Der Langdolmen von Lindeskov
Am Bekanntesten, zumindest unter Geschichtsinteressierten und Altertumswissenschaftlern, ist der Langdolmen etwa 300m nördlich von Lindeskov. Denn dieser ist mit 168m der längste Langdolmen (dän.: Langdysse) in ganz Dänemark. Mit zehn Metern in der Breite und etwa 1,30m maximaler Höhe liegt der Lindeskov – Dolmen wie ein flacher Brotteig in der Landschaft. Eingerahmt wird der Grabhügel von einer Steinsetzung. Von den 126 Randsteinen sind noch fast alle erhalten. Das ist schon erstaunlich, denn die Dolmen bei Lindeskov wurden ca. 3500 Jahre vor Christus errichtet. Stell Dir das mal vor – aktuell sind diese Bodendenkmäler 5500 Jahre alt! Der Langdolmen von Lindeskov hat nur eine sichtbare Grabkammer.

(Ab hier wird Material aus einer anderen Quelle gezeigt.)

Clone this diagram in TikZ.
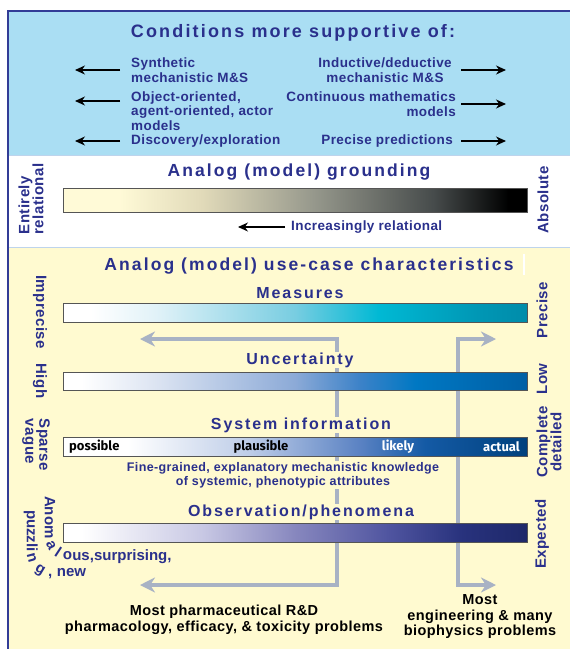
\documentclass[tikz,border=0pt]{standalone}
\usepackage{fontspec}
\setmainfont{Liberation Sans}
\newfontfamily\spacedfont[LetterSpace=12]{Liberation Sans}
\newfontfamily\widefont[LetterSpace=3]{Liberation Sans}
\newfontfamily\handfont{Fira Sans}
\usetikzlibrary{arrows.meta,decorations.text}

\definecolor{skypanel}{RGB}{170,222,243}
\definecolor{creampanel}{RGB}{255,250,208}
\definecolor{inkblue}{RGB}{42,48,140}
\definecolor{framenavy}{RGB}{50,60,150}
\definecolor{seamblue}{RGB}{190,212,236}
\definecolor{arrowgray}{RGB}{168,178,196}
\definecolor{bargray}{RGB}{85,85,85}

\definecolor{gA}{RGB}{255,250,215}
\definecolor{gB}{RGB}{225,218,185}
\definecolor{gC}{RGB}{150,152,140}
\definecolor{gD}{RGB}{70,75,75}
\definecolor{mB}{RGB}{225,242,248}
\definecolor{mC}{RGB}{120,205,225}
\definecolor{mD}{RGB}{0,185,212}
\definecolor{mE}{RGB}{0,150,180}
\definecolor{mF}{RGB}{0,140,170}
\definecolor{uB}{RGB}{220,228,242}
\definecolor{uC}{RGB}{140,170,215}
\definecolor{uD}{RGB}{60,130,200}
\definecolor{uE}{RGB}{0,120,195}
\definecolor{uF}{RGB}{0,95,165}
\definecolor{sB}{RGB}{190,205,232}
\definecolor{sC}{RGB}{90,130,195}
\definecolor{sD}{RGB}{20,90,165}
\definecolor{sE}{RGB}{0,65,125}
\definecolor{oB}{RGB}{200,200,228}
\definecolor{oC}{RGB}{135,135,190}
\definecolor{oD}{RGB}{80,85,160}
\definecolor{oE}{RGB}{40,50,125}
\definecolor{oF}{RGB}{30,40,105}

\pgfdeclarehorizontalshading{groundshade}{100bp}{color(0bp)=(gA); color(31bp)=(gA);
    color(40bp)=(gB); color(52bp)=(gC); color(65bp)=(gD); color(73bp)=(black); color(100bp)=(black)}
\pgfdeclarehorizontalshading{measureshade}{100bp}{color(0bp)=(white); color(28bp)=(white);
    color(35bp)=(mB); color(50bp)=(mC); color(59bp)=(mD); color(70bp)=(mE); color(75bp)=(mF); color(100bp)=(mF)}
\pgfdeclarehorizontalshading{uncertshade}{100bp}{color(0bp)=(white); color(27bp)=(white);
    color(35bp)=(uB); color(50bp)=(uC); color(57bp)=(uD); color(63bp)=(uE); color(75bp)=(uF); color(100bp)=(uF)}
\pgfdeclarehorizontalshading{sysshade}{100bp}{color(0bp)=(white); color(32bp)=(white);
    color(45bp)=(sB); color(57bp)=(sC); color(64bp)=(sD); color(75bp)=(sE); color(100bp)=(sE)}
\pgfdeclarehorizontalshading{obsshade}{100bp}{color(0bp)=(white); color(27bp)=(white);
    color(40bp)=(oB); color(50bp)=(oC); color(60bp)=(oD); color(68bp)=(oE); color(75bp)=(oF); color(100bp)=(oF)}

\begin{document}
\begin{tikzpicture}[x=1pt, y=-1pt,
    toptext/.style={text=inkblue, font=\widefont\bfseries\fontsize{13.5}{14.5}\selectfont, inner sep=1pt},
    paneltitle/.style={text=inkblue, font=\spacedfont\bfseries\fontsize{17.5}{19}\selectfont, inner sep=1pt},
    bartitle/.style={text=inkblue, font=\spacedfont\bfseries\fontsize{16}{18}\selectfont, fill=creampanel, inner sep=1pt},
    sidelabel/.style={text=inkblue, font=\widefont\bfseries\fontsize{15}{14}\selectfont, inner sep=0pt},
    gradbar/.style={draw=bargray, line width=1pt, shade, minimum width=464pt, minimum height=19pt, inner sep=0pt},
    barword/.style={font=\handfont\bfseries\fontsize{13}{14}\selectfont, inner sep=1pt},
    toparrow/.style={-{Stealth[length=10pt,width=9pt]}, line width=1.1pt, black},
    grayarrow/.style={{Stealth[length=15pt,width=15pt]}-{Stealth[length=15pt,width=15pt]}, line width=3.5pt, arrowgray},
    curvetext/.style={decorate, decoration={text along path, raise=-11pt, text color=inkblue,
        text={|\widefont\bfseries\fontsize{15}{16}\selectfont|#1}}},
    endtext/.style={font=\widefont\bfseries\fontsize{14.5}{15.5}\selectfont, align=center, inner sep=1pt}]
    \useasboundingbox (0,0) rectangle (570,649);

    \fill [skypanel] (8,11) rectangle (570,155);
    \fill [white] (8,155) rectangle (570,247);
    \fill [creampanel] (8,247) rectangle (570,649);
    \draw [seamblue, line width=1pt] (8,155) -- (570,155);
    \draw [seamblue, line width=1pt] (8,247) -- (570,247);
    \draw [framenavy, line width=1.2pt] (570,11) -- (8,11) -- (8,649);

    \node [paneltitle, font=\spacedfont\bfseries\fontsize{18}{19}\selectfont] (cond) at (293,33) {Conditions more supportive of:};

    \coordinate (leftstart) at (120,0);
    \coordinate (leftend) at (75,0);
    \coordinate (rightstart) at (461,0);
    \coordinate (rightend) at (506,0);
    \node [toptext, anchor=west, align=left] (synth) at (130,70) {Synthetic\\mechanistic M\&S};
    \node [toptext, anchor=west, align=left] (objor) at (130,111) {Object-oriented,\\agent-oriented, actor\\models};
    \node [toptext, anchor=west] (disc) at (130,141) {Discovery/exploration};
    \node [toptext, align=center] (induct) at (385,70) {Inductive/deductive\\mechanistic M\&S};
    \node [toptext, anchor=east, align=right] (contin) at (457,104) {Continuous mathematics\\models};
    \node [toptext, anchor=east] (precise) at (454,141) {Precise predictions};

    \draw [toparrow] (synth.west -| leftstart) -- (synth.west -| leftend);
    \draw [toparrow] ([yshift=10pt]objor.west -| leftstart) -- ([yshift=10pt]objor.west -| leftend);
    \draw [toparrow] (disc.west -| leftstart) -- (disc.west -| leftend);
    \draw [toparrow] (induct.east -| rightstart) -- (induct.east -| rightend);
    \draw [toparrow] (contin.east -| rightstart) -- (contin.east -| rightend);
    \draw [toparrow] (precise.east -| rightstart) -- (precise.east -| rightend);

    \node [sidelabel, rotate=90, align=left] (entirely) at (31,199) {Entirely\\relational};
    \node [paneltitle] (groundtitle) at (299,172) {Analog (model) grounding};
    \node [gradbar, shading=groundshade, minimum height=24pt] (groundbar) at (295,200) {};
    \node [toptext, anchor=west] (incr) at (290,227) {Increasingly relational};
    \coordinate (incrend) at (238,227);
    \draw [toparrow] ([xshift=-5pt]incr.west) -- (incrend);
    \node [sidelabel, rotate=90] (absolute) at (543,200) {Absolute};

    \node [paneltitle] (usetitle) at (309,266) {Analog (model) use-case characteristics};
    \draw [white, line width=2.5pt] (524,254) -- (524,275);

    \coordinate (pharmtop) at (140,339);
    \coordinate (pharmturn) at (337,339);
    \coordinate (pharmdown) at (337,585);
    \coordinate (pharmend) at (140,585);
    \coordinate (engtop) at (496,339);
    \coordinate (engturn) at (458,339);
    \coordinate (engdown) at (458,585);
    \coordinate (engend) at (496,585);
    \draw [grayarrow] (pharmtop) -- (pharmturn) -- (pharmdown) -- (pharmend);
    \draw [grayarrow] (engtop) -- (engturn) -- (engdown) -- (engend);

    \node [sidelabel, rotate=-90] (imprecise) at (40,312) {Imprecise};
    \node [bartitle] (meastitle) at (300,293) {Measures};
    \node [gradbar, shading=measureshade] (measbar) at (295,312.5) {};
    \node [sidelabel, rotate=90] (preciselab) at (542,310) {Precise};

    \node [sidelabel, rotate=-90] (high) at (40,381) {High};
    \node [bartitle] (uncerttitle) at (300,360) {Uncertainty};
    \node [gradbar, shading=uncertshade, minimum height=18pt] (uncertbar) at (295,381) {};
    \node [sidelabel, rotate=90] (low) at (542,379) {Low};

    \node [sidelabel, rotate=-90, align=left] (sparse) at (36,445) {Sparse\\vague};
    \node [bartitle] (systitle) at (301,425) {System information};
    \node [gradbar, shading=sysshade] (sysbar) at (295,446.5) {};
    \node [barword, anchor=west] (possible) at (68,447) {possible};
    \node [barword] (plausible) at (261,447) {plausible};
    \node [barword, text=white] (likely) at (398,447) {likely};
    \node [barword, text=white, anchor=east] (actual) at (521,447) {actual};
    \node [sidelabel, rotate=90, align=center] (complete) at (549,442) {Complete\\detailed};
    \node [toptext, font=\widefont\bfseries\fontsize{12.5}{14}\selectfont, fill=creampanel, align=center] (finegrain) at (283,475)
        {Fine-grained, explanatory mechanistic knowledge\\of systemic, phenotypic attributes};

    \node [bartitle] (obstitle) at (301,512) {Observation/phenomena};
    \node [gradbar, shading=obsshade] (obsbar) at (295,532.5) {};
    \node [sidelabel, rotate=90] (expected) at (542,534) {Expected};
    \path [curvetext={Anomalous,surprising,}]
        (56,496) -- (56,537) .. controls (56,543.6) and (61.4,549) .. (68,549) -- (200,549);
    \path [curvetext={puzzling, new}]
        (38,510) -- (38,553) .. controls (38,559.6) and (43.4,565) .. (50,565) -- (170,565);

    \node [endtext] (pharma) at (224,620) {Most pharmaceutical R\&D\\pharmacology, efficacy, \& toxicity problems};
    \node [endtext] (engin) at (480,617) {Most\\engineering \& many\\biophysics problems};
\end{tikzpicture}
\end{document}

Die Dolmen im Hestehave Wald
Wenn Du vom Lindeskov – Dolmen aus auf dem Weg etwa 500m weiter nach Norden wanderst und dann auf einem Pfad nach links in den Wald läufst, kommst Du zu weiteren Dolmen. Der Wald wird Hestehave genannt. Hier gibt es ein ganzes Feld mit zwei Langdolmen, einem Runddolmen und einer Dolmenkammer, die ähnlich alt sind wie der Langdolmen von Lindeskov. Bei Grabungen im letzten Jahrhundert fand man in einem der Dolmen verschiedene Grabbeigaben: ein Tongefäß, zwei Feuersteinklingen und einige Bernsteinperlen.

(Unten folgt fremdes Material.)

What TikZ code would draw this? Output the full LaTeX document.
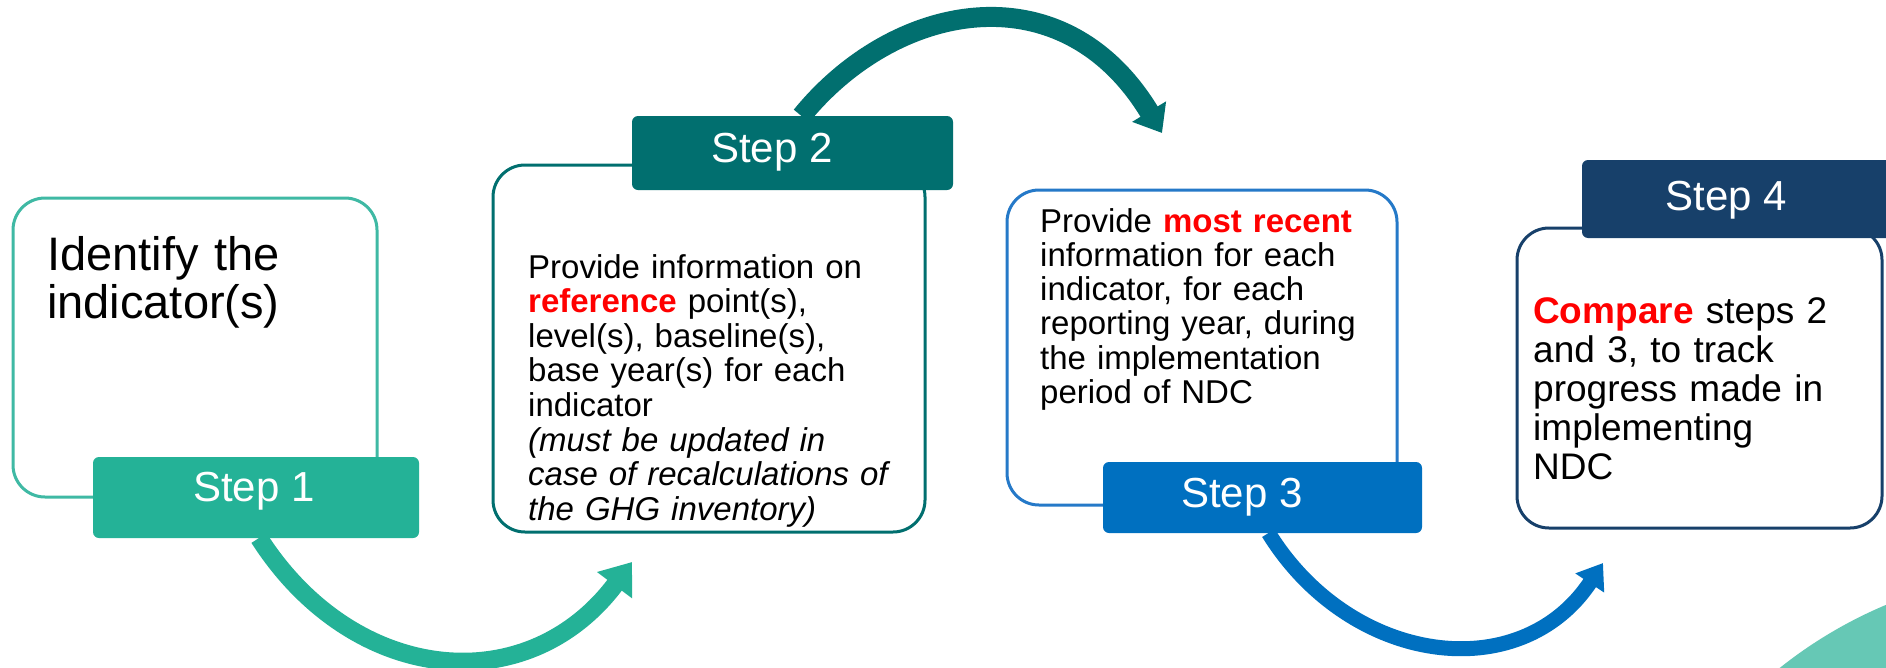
\documentclass[tikz,border=0pt]{standalone}
\usepackage{fontspec}
\setmainfont{Liberation Sans}
\usetikzlibrary{arrows.meta}
\definecolor{gA}{HTML}{24B297}
\definecolor{gAb}{HTML}{3FB9A4}
\definecolor{tB}{HTML}{016F6F}
\definecolor{bC}{HTML}{0070C0}
\definecolor{bCb}{HTML}{2579C8}
\definecolor{nD}{HTML}{17406A}
\definecolor{circ}{HTML}{66C8B5}
\definecolor{redt}{HTML}{FF0000}
\begin{document}
\begin{tikzpicture}[x=1pt,y=-1pt,
  card/.style={draw, line width=3pt, rounded corners=32pt, fill=white, inner sep=0pt, outer sep=0pt},
  tab/.style={rounded corners=6pt, inner sep=0pt, outer sep=0pt},
  tabtext/.style={text=white, font=\fontsize{42}{48}\selectfont, anchor=base, inner sep=0pt},
  body/.style={anchor=base west, inner sep=0pt, align=left, text width=480pt},
  flow/.style={line width=#1, line cap=butt},
]
\clip (0,0) rectangle (1886,667);
\fill[white] (0,0) rectangle (1886,667);
\fill[circ] (2060,1020) circle[radius=450pt];

% cards
\node[card, draw=gAb, minimum width=364pt, minimum height=299pt] (card1) at (195,347.5) {};
\node[card, draw=tB, minimum width=432pt, minimum height=367pt] (card2) at (709,348.5) {};
\node[card, draw=bCb, minimum width=390pt, minimum height=315pt] (card3) at (1202,347.5) {};
\node[card, draw=nD, minimum width=365pt, minimum height=300pt] (card4) at (1699.5,378) {};

% tabs
\node[tab, fill=gA, minimum width=326pt, minimum height=81pt] (tab1) at (256,497.5) {};
\node[tab, fill=tB, minimum width=321pt, minimum height=74pt] (tab2) at (792.5,153) {};
\node[tab, fill=bC, minimum width=319pt, minimum height=71pt] (tab3) at (1262.5,497.5) {};
\node[tab, fill=nD, minimum width=328pt, minimum height=78pt] (tab4) at (1746,199) {};

\node[tabtext] (s1) at (254,501) {Step 1};
\node[tabtext] (s2) at (772,162) {Step 2};
\node[tabtext] (s3) at (1242,507) {Step 3};
\node[tabtext] (s4) at (1726,210) {Step 4};

% texts
\node[body, font=\fontsize{47}{48}\selectfont] (t1) at (47,270) {Identify the\\indicator(s)};
\node[body, font=\fontsize{33}{34.6}\selectfont] (t2) at (528,278) {Provide information on\\
{\bfseries\color{redt}reference} point(s),\\
level(s), baseline(s),\\
base year(s) for each\\
indicator\\
\itshape (must be updated in\\
case of recalculations of\\
the GHG inventory)};
\node[body, font=\fontsize{33}{34.3}\selectfont] (t3) at (1040,232) {Provide {\bfseries\color{redt}most recent}\\
information for each\\
indicator, for each\\
reporting year, during\\
the implementation\\
period of NDC};
\node[body, font=\fontsize{37}{39.2}\selectfont] (t4) at (1533,323) {{\bfseries\color{redt}Compare} steps 2\\
and 3, to track\\
progress made in\\
implementing\\
NDC};

% arrows
\coordinate (e1) at (632,562);
\coordinate (e2) at (1162,133);
\coordinate (e3) at (1603,563);
\draw[flow=18pt, gA, -{Triangle[length=29pt,width=42pt]}] ([xshift=3pt]tab1.south) .. controls (353,685) and (527,702) .. (e1);
\draw[flow=20pt, tB, -{Triangle[length=25pt,width=38pt]}] ([xshift=9pt]tab2.north) .. controls (895,1) and (1063,-31) .. (e2);
\draw[flow=15pt, bC, -{Triangle[length=24pt,width=33pt]}] ([xshift=6pt]tab3.south) .. controls (1350,665) and (1520,688) .. (e3);
\end{tikzpicture}
\end{document}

Bekannt ist, daß der Grabhügel etwa 1100 Jahre vor Christus, also in der späten Bronzezeit, noch einmal als Grabstätte genutzt wurde. In dieser Zeit war man zur Feuerbestattung übergegangen: Der Leichnam wurde auf einem Scheiterhaufen abgelegt und verbrannt. Asche und Knochenreste wurden in ein irdenes Gefäß, manchmal auch in einen Bronzebecher gegeben und diese Urne wurde bestattet. Der Grabhügel wurde geschlossen und ggf. noch erhöht. Bei den archäologischen Untersuchungen fand man als Grabbeigaben aus dieser Zeit Rasiermesser und Pinzetten sowie einige Nadeln und ein Messer.
Der Assensvej – Dolmen
Besonders beeindruckend fand ich den Dolmen am Assensvej, also direkt an der Straße von Ørbæk nach Ellested. Das hatte natürlich mit der lichtgünstigen Zeit am Abend bei sinkender Sonne und einsetzender Dämmerung zu tun, die den Grabhügel in warmes orange – goldenes Licht tauchten. Doch auch die Steinsetzungen beeindruckten mich: Dieser Dolmen hat immerhin 5 Grabkammern, die man deutlich an „Steinportalen“ auf dem Hügel erkennen kann. Ein dauerhaftes Denkmal der Megalith – Architektur von vor 5000 Jahren!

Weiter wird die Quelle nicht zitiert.